I’ve got to get my head in the right place. I’m having two issues right now: 1) major carb cravings Ever since my cheat meal I have been in a bad place with this. The lack of weight loss does make me want to say screw it and go have a bowl of cereal before bed. Then a bowl of ice cream. Then probably a sandwich of some sort. But I’ve been down that road so many times before and think I’ll hold on just a bit longer. This challenge is actually going a long way for me keeping things in perspective. 2) overworkouts. If I could fit it in right now I would probably try to lift and do a HIIT every day. I was ready to go today and when I started running my body just felt…off. I stopped and decided to take the day off. I have been in an overtrained mode before and do not want to repeat that nightmare. So my new rule will have to be no RT and CT on the same day unless I’ve got some major reason. Time to hit the sack.
I can’t seem to stay off the scale, and I guess as long as I don’t let it affect my follow through with the program I’m not going to worry about it.
I lost my perfect CE record tonight. We went out for my wife’s birthday to a mexican restaurant. Rice and corn tortillas were involved. As was a large cone from Dairy Queen. But on the bright side I’m sure it was better for me than my usual large Blizzard. I’m guessing it was about half the calories and carb, so good for me I think.
But I do feel guilty about it. I need to learn to just enjoy the times when I cheat and get back on the horse the next day. I think 3 hours out of 21 days is actually a very good ratio. It was tasty and now it’s just time to buckle down again, get back to work, and do it.
I’ve decided to start weighing only once a week unless it’s absolutely killing me. I feel better, I feel stronger, I’m enjoying my exercise more, but the weight is not “falling” off. According to by scale’s bodyfat tester I’ve lost 1% bodyfat which shows the results even while the weight number isn’t moving down. I can see results right around the bottom of my ribcage that are more motivating than the weight right now. At this rate I will be short on acheiving my PG2 of bodyfat % drop of 5% and not acheive my PG1 weight goal of weighing under 180 pounds, but weight is an arbitrary number at this point.
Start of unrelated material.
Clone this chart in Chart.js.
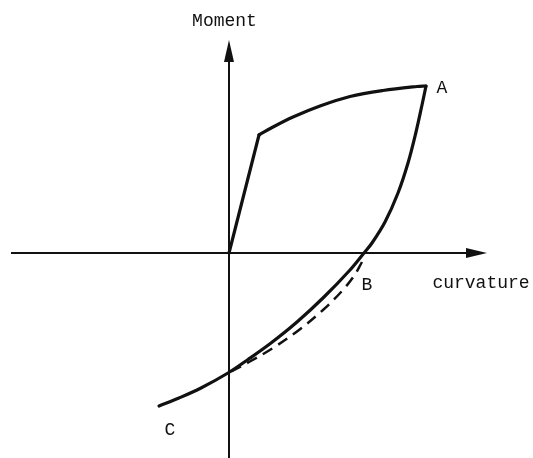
<!DOCTYPE html>
<html>
<head>
<meta charset="utf-8">
<script src="https://cdn.jsdelivr.net/npm/chart.js@4/dist/chart.umd.min.js"></script>
<style>
html,body{margin:0;padding:0;background:#fff;}
#c{display:block;}
</style>
</head>
<body>
<canvas id="c" width="533" height="458"></canvas>
<script>
// Moment–curvature diagram (arbitrary units, origin at axis crossing)
const elasticBranch = [ {x:0,y:0}, {x:0.60,y:2.36} ];
const hardeningBranch = [
  {x:0.60,y:2.36},{x:0.88,y:2.52},{x:1.28,y:2.72},{x:1.82,y:2.94},
  {x:2.42,y:3.13},{x:3.08,y:3.25},{x:3.76,y:3.33},{x:3.94,y:3.34}
];
const unloadingBranch = [
  {x:3.94,y:3.34},{x:3.86,y:2.96},{x:3.74,y:2.42},{x:3.58,y:1.80},
  {x:3.38,y:1.20},{x:3.12,y:0.62},{x:2.86,y:0.20},{x:2.70,y:0},
  {x:2.42,y:-0.34},{x:1.90,y:-0.88},{x:1.36,y:-1.38},{x:0.84,y:-1.80},
  {x:0.38,y:-2.13},{x:-0.02,y:-2.40},{x:-0.56,y:-2.70},{x:-1.00,y:-2.90},
  {x:-1.40,y:-3.06}
];
const dashedBranch = [
  {x:2.66,y:-0.18},{x:2.50,y:-0.46},{x:2.26,y:-0.76},{x:1.88,y:-1.14},
  {x:1.40,y:-1.54},{x:0.88,y:-1.90},{x:0.40,y:-2.18},{x:0.02,y:-2.38}
];
const xAxisLine = [ {x:-4.36,y:0}, {x:5.00,y:0} ];
const yAxisLine = [ {x:0,y:-4.20}, {x:0,y:4.10} ];
const arrowTips = { x:{x:5.16,y:0}, y:{x:0,y:4.26} };
const labels = [
  {text:'Moment',   x:-0.09, y:4.63},
  {text:'curvature',x:5.04,  y:-0.60},
  {text:'A',        x:4.26,  y:3.30},
  {text:'B',        x:2.76,  y:-0.64},
  {text:'C',        x:-1.18, y:-3.54}
];

const ink = '#111';
function ds(data, opts){
  return Object.assign({data, showLine:true, borderColor:ink, borderWidth:3.2,
    pointRadius:0, fill:false, tension:0, borderCapStyle:'round', borderJoinStyle:'round'}, opts||{});
}

const annotate = {
  id:'annotate',
  afterDatasetsDraw(chart){
    const ctx = chart.ctx, xs = chart.scales.x, ys = chart.scales.y;
    ctx.save();
    ctx.fillStyle = ink;
    let tx = xs.getPixelForValue(arrowTips.x.x), ty = ys.getPixelForValue(arrowTips.x.y);
    ctx.beginPath(); ctx.moveTo(tx,ty); ctx.lineTo(tx-21,ty-5); ctx.lineTo(tx-21,ty+5); ctx.closePath(); ctx.fill();
    tx = xs.getPixelForValue(arrowTips.y.x); ty = ys.getPixelForValue(arrowTips.y.y);
    ctx.beginPath(); ctx.moveTo(tx,ty); ctx.lineTo(tx-5,ty+22); ctx.lineTo(tx+5,ty+22); ctx.closePath(); ctx.fill();
    ctx.font = '18px "Liberation Mono", "DejaVu Sans Mono", monospace';
    ctx.textAlign = 'center'; ctx.textBaseline = 'middle';
    labels.forEach(l => ctx.fillText(l.text, xs.getPixelForValue(l.x), ys.getPixelForValue(l.y)));
    ctx.restore();
  }
};

new Chart(document.getElementById('c'), {
  type:'scatter',
  data:{ datasets:[
    ds(xAxisLine,{borderWidth:2, borderCapStyle:'butt'}),
    ds(yAxisLine,{borderWidth:2, borderCapStyle:'butt'}),
    ds(elasticBranch),
    ds(hardeningBranch,{tension:0.35}),
    ds(unloadingBranch,{tension:0.35}),
    ds(dashedBranch,{borderWidth:2.5, borderDash:[11,7], borderCapStyle:'butt', tension:0.35})
  ]},
  options:{
    responsive:false, animation:false,
    layout:{padding:0},
    plugins:{legend:{display:false}, tooltip:{enabled:false}},
    scales:{
      x:{type:'linear', min:-4.58, max:6.08, display:false},
      y:{type:'linear', min:-4.10, max:5.06, display:false}
    }
  },
  plugins:[annotate]
});
</script>
</body>
</html>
I’ve always enjoyed playing basketball as a form of cardio, but today I had an interesting situation arise.
I have agroup of friends who play in basketball leagues together. Right now we are in between sessions and have been playing on Sunday’s and Wednesday’s for a couple of hours to stay in the mix. I like to arrange my exercise, cardio and lifting, so that they don’t fall onthe same day as either of these days.
This was a lazy Sunday with not much going on. I lifted yesterday and the TNT book suggests 48 hours in between RT. I really felt like I should work out today before basketball. I didn’t, but just the feeling of WANTING to get a workout in is one I haven’t had in a while.
So now I need to decide if I exercise on my basketball days and/or if I can do my RT’s with less than 48 hours between. Tough decisions, but good one’s to have to make.